Exercise brief —
All of the listing below must be repeated word for word. Pictures are the only thing to omit.

Collected material —
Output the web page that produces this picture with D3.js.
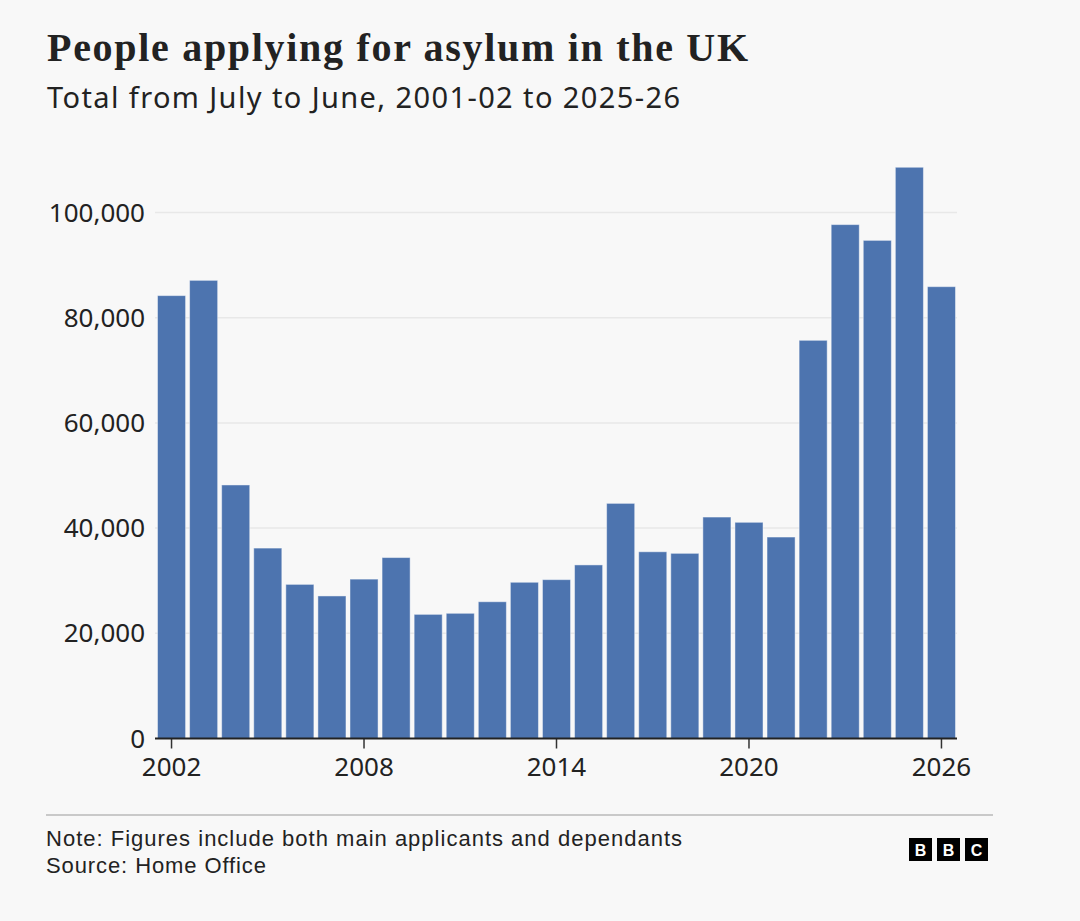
<!DOCTYPE html>
<html>
<head>
<meta charset="utf-8">
<script src="https://cdn.jsdelivr.net/npm/d3@7"></script>
<style>
  html, body { margin: 0; padding: 0; background: #f8f8f8; }
  svg { display: block; }
  .sans { font-family: "Noto Sans", "Open Sans", sans-serif; fill: #222; }
  .foot { font-family: "Liberation Sans", Arial, sans-serif; fill: #222; }
</style>
</head>
<body>
<svg id="chart" width="1080" height="921"></svg>
<script>
// year ending June, applications (main applicants + dependants)
var years = [2002, 2003, 2004, 2005, 2006, 2007, 2008, 2009, 2010, 2011, 2012, 2013,
             2014, 2015, 2016, 2017, 2018, 2019, 2020, 2021, 2022, 2023, 2024, 2025, 2026];
var applications = [84200, 87100, 48200, 36200, 29300, 27100, 30300, 34400, 23600, 23800,
                    26000, 29700, 30200, 33000, 44700, 35500, 35200, 42100, 41100, 38300,
                    75700, 97700, 94700, 108600, 85900];
var yTicks = [0, 20000, 40000, 60000, 80000, 100000];
var xTicks = [2002, 2008, 2014, 2020, 2026];

var title = "People applying for asylum in the UK",
    subtitle = "Total from July to June, 2001-02 to 2025-26",
    note = "Note: Figures include both main applicants and dependants",
    source = "Source: Home Office";

var svg = d3.select("#chart");
var BAR = "#4d74af";

// spread letters so a line of text fills a given width (fallback fonts are narrower)
function fitWidth(text, w) {
  var len = text.node().getComputedTextLength(),
      n = text.text().length;
  if(len < w && n > 1) text.style("letter-spacing", ((w - len) / (n - 1)) + "px");
}

svg.append("rect").attr("width", 1080).attr("height", 921).attr("fill", "#f8f8f8");

svg.append("text")
    .attr("x", 47).attr("y", 61)
    .style("font-family", "'Liberation Serif', 'DejaVu Serif', serif")
    .style("font-weight", "bold")
    .style("font-size", "40px")
    .attr("fill", "#222")
    .text(title)
    .call(fitWidth, 701);

svg.append("text").attr("class", "sans")
    .attr("x", 47).attr("y", 108)
    .style("font-size", "29px")
    .text(subtitle)
    .call(fitWidth, 633);

var x = d3.scaleBand()
    .domain(years)
    .range([157.5, 955.5])
    .paddingInner(0.125)
    .paddingOuter(0);

var y = d3.scaleLinear()
    .domain([0, 100000])
    .range([738.5, 212.5]);

// gridlines
svg.append("g").selectAll("line")
    .data(yTicks.filter(d => d > 0))
    .join("line")
    .attr("x1", 155).attr("x2", 957)
    .attr("y1", d => y(d)).attr("y2", d => y(d))
    .attr("stroke", "#e8e8e8")
    .attr("stroke-width", 1.5);

// y labels
svg.append("g").selectAll("text")
    .data(yTicks)
    .join("text")
    .attr("class", "sans")
    .attr("x", 145)
    .attr("y", d => y(d))
    .attr("dy", "0.35em")
    .attr("text-anchor", "end")
    .style("font-size", "26px")
    .text(d => d3.format(",")(d));

// bars
svg.append("g").selectAll("rect")
    .data(years)
    .join("rect")
    .attr("x", d => x(d))
    .attr("width", x.bandwidth())
    .attr("y", (d, i) => y(applications[i]))
    .attr("height", (d, i) => y(0) - y(applications[i]))
    .attr("fill", BAR)
    .attr("stroke", "rgba(255,255,255,0.45)")
    .attr("stroke-width", 1);

// x axis
var xAxis = d3.axisBottom(x)
    .tickValues(xTicks)
    .tickSize(10)
    .tickPadding(9)
    .tickFormat(d3.format("d"));

var gx = svg.append("g")
    .attr("transform", "translate(0," + y(0) + ")")
    .call(xAxis);
gx.select(".domain").remove();
gx.selectAll(".tick line").attr("stroke", "#333").attr("stroke-width", 1.5);
gx.selectAll(".tick text")
    .attr("class", "sans")
    .attr("fill", "#222")
    .style("font-size", "26px");

svg.append("line")
    .attr("x1", 155).attr("x2", 957)
    .attr("y1", y(0)).attr("y2", y(0))
    .attr("stroke", "#222")
    .attr("stroke-width", 2);

// footer
svg.append("line")
    .attr("x1", 46).attr("x2", 993)
    .attr("y1", 815).attr("y2", 815)
    .attr("stroke", "#c9c9c9")
    .attr("stroke-width", 2);

svg.append("text").attr("class", "foot")
    .attr("x", 46).attr("y", 846)
    .style("font-size", "22px")
    .text(note)
    .call(fitWidth, 636);

svg.append("text").attr("class", "foot")
    .attr("x", 46).attr("y", 873)
    .style("font-size", "22px")
    .text(source)
    .call(fitWidth, 220);

var logo = svg.append("g").attr("transform", "translate(909,838)");
["B", "B", "C"].forEach(function(letter, i) {
  logo.append("rect")
      .attr("x", i * 28).attr("y", 0)
      .attr("width", 23).attr("height", 23)
      .attr("fill", "#000");
  logo.append("text")
      .attr("x", i * 28 + 11.5).attr("y", 17.5)
      .attr("text-anchor", "middle")
      .style("font-family", "'Liberation Sans', Arial, sans-serif")
      .style("font-weight", "bold")
      .style("font-size", "16px")
      .attr("fill", "#fff")
      .text(letter);
});
</script>
</body>
</html>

Full output —
Output the web page that produces this picture with D3.js.
<!DOCTYPE html>
<html>
<head>
<meta charset="utf-8">
<script src="https://cdn.jsdelivr.net/npm/d3@7"></script>
<style>
  html, body { margin: 0; padding: 0; background: #f8f8f8; }
  svg { display: block; }
  .sans { font-family: "Noto Sans", "Open Sans", sans-serif; fill: #222; }
  .foot { font-family: "Liberation Sans", Arial, sans-serif; fill: #222; }
</style>
</head>
<body>
<svg id="chart" width="1080" height="921"></svg>
<script>
// year ending June, applications (main applicants + dependants)
var years = [2002, 2003, 2004, 2005, 2006, 2007, 2008, 2009, 2010, 2011, 2012, 2013,
             2014, 2015, 2016, 2017, 2018, 2019, 2020, 2021, 2022, 2023, 2024, 2025, 2026];
var applications = [84200, 87100, 48200, 36200, 29300, 27100, 30300, 34400, 23600, 23800,
                    26000, 29700, 30200, 33000, 44700, 35500, 35200, 42100, 41100, 38300,
                    75700, 97700, 94700, 108600, 85900];
var yTicks = [0, 20000, 40000, 60000, 80000, 100000];
var xTicks = [2002, 2008, 2014, 2020, 2026];

var title = "People applying for asylum in the UK",
    subtitle = "Total from July to June, 2001-02 to 2025-26",
    note = "Note: Figures include both main applicants and dependants",
    source = "Source: Home Office";

var svg = d3.select("#chart");
var BAR = "#4d74af";

// spread letters so a line of text fills a given width (fallback fonts are narrower)
function fitWidth(text, w) {
  var len = text.node().getComputedTextLength(),
      n = text.text().length;
  if(len < w && n > 1) text.style("letter-spacing", ((w - len) / (n - 1)) + "px");
}

svg.append("rect").attr("width", 1080).attr("height", 921).attr("fill", "#f8f8f8");

svg.append("text")
    .attr("x", 47).attr("y", 61)
    .style("font-family", "'Liberation Serif', 'DejaVu Serif', serif")
    .style("font-weight", "bold")
    .style("font-size", "40px")
    .attr("fill", "#222")
    .text(title)
    .call(fitWidth, 701);

svg.append("text").attr("class", "sans")
    .attr("x", 47).attr("y", 108)
    .style("font-size", "29px")
    .text(subtitle)
    .call(fitWidth, 633);

var x = d3.scaleBand()
    .domain(years)
    .range([157.5, 955.5])
    .paddingInner(0.125)
    .paddingOuter(0);

var y = d3.scaleLinear()
    .domain([0, 100000])
    .range([738.5, 212.5]);

// gridlines
svg.append("g").selectAll("line")
    .data(yTicks.filter(d => d > 0))
    .join("line")
    .attr("x1", 155).attr("x2", 957)
    .attr("y1", d => y(d)).attr("y2", d => y(d))
    .attr("stroke", "#e8e8e8")
    .attr("stroke-width", 1.5);

// y labels
svg.append("g").selectAll("text")
    .data(yTicks)
    .join("text")
    .attr("class", "sans")
    .attr("x", 145)
    .attr("y", d => y(d))
    .attr("dy", "0.35em")
    .attr("text-anchor", "end")
    .style("font-size", "26px")
    .text(d => d3.format(",")(d));

// bars
svg.append("g").selectAll("rect")
    .data(years)
    .join("rect")
    .attr("x", d => x(d))
    .attr("width", x.bandwidth())
    .attr("y", (d, i) => y(applications[i]))
    .attr("height", (d, i) => y(0) - y(applications[i]))
    .attr("fill", BAR)
    .attr("stroke", "rgba(255,255,255,0.45)")
    .attr("stroke-width", 1);

// x axis
var xAxis = d3.axisBottom(x)
    .tickValues(xTicks)
    .tickSize(10)
    .tickPadding(9)
    .tickFormat(d3.format("d"));

var gx = svg.append("g")
    .attr("transform", "translate(0," + y(0) + ")")
    .call(xAxis);
gx.select(".domain").remove();
gx.selectAll(".tick line").attr("stroke", "#333").attr("stroke-width", 1.5);
gx.selectAll(".tick text")
    .attr("class", "sans")
    .attr("fill", "#222")
    .style("font-size", "26px");

svg.append("line")
    .attr("x1", 155).attr("x2", 957)
    .attr("y1", y(0)).attr("y2", y(0))
    .attr("stroke", "#222")
    .attr("stroke-width", 2);

// footer
svg.append("line")
    .attr("x1", 46).attr("x2", 993)
    .attr("y1", 815).attr("y2", 815)
    .attr("stroke", "#c9c9c9")
    .attr("stroke-width", 2);

svg.append("text").attr("class", "foot")
    .attr("x", 46).attr("y", 846)
    .style("font-size", "22px")
    .text(note)
    .call(fitWidth, 636);

svg.append("text").attr("class", "foot")
    .attr("x", 46).attr("y", 873)
    .style("font-size", "22px")
    .text(source)
    .call(fitWidth, 220);

var logo = svg.append("g").attr("transform", "translate(909,838)");
["B", "B", "C"].forEach(function(letter, i) {
  logo.append("rect")
      .attr("x", i * 28).attr("y", 0)
      .attr("width", 23).attr("height", 23)
      .attr("fill", "#000");
  logo.append("text")
      .attr("x", i * 28 + 11.5).attr("y", 17.5)
      .attr("text-anchor", "middle")
      .style("font-family", "'Liberation Sans', Arial, sans-serif")
      .style("font-weight", "bold")
      .style("font-size", "16px")
      .attr("fill", "#fff")
      .text(letter);
});
</script>
</body>
</html>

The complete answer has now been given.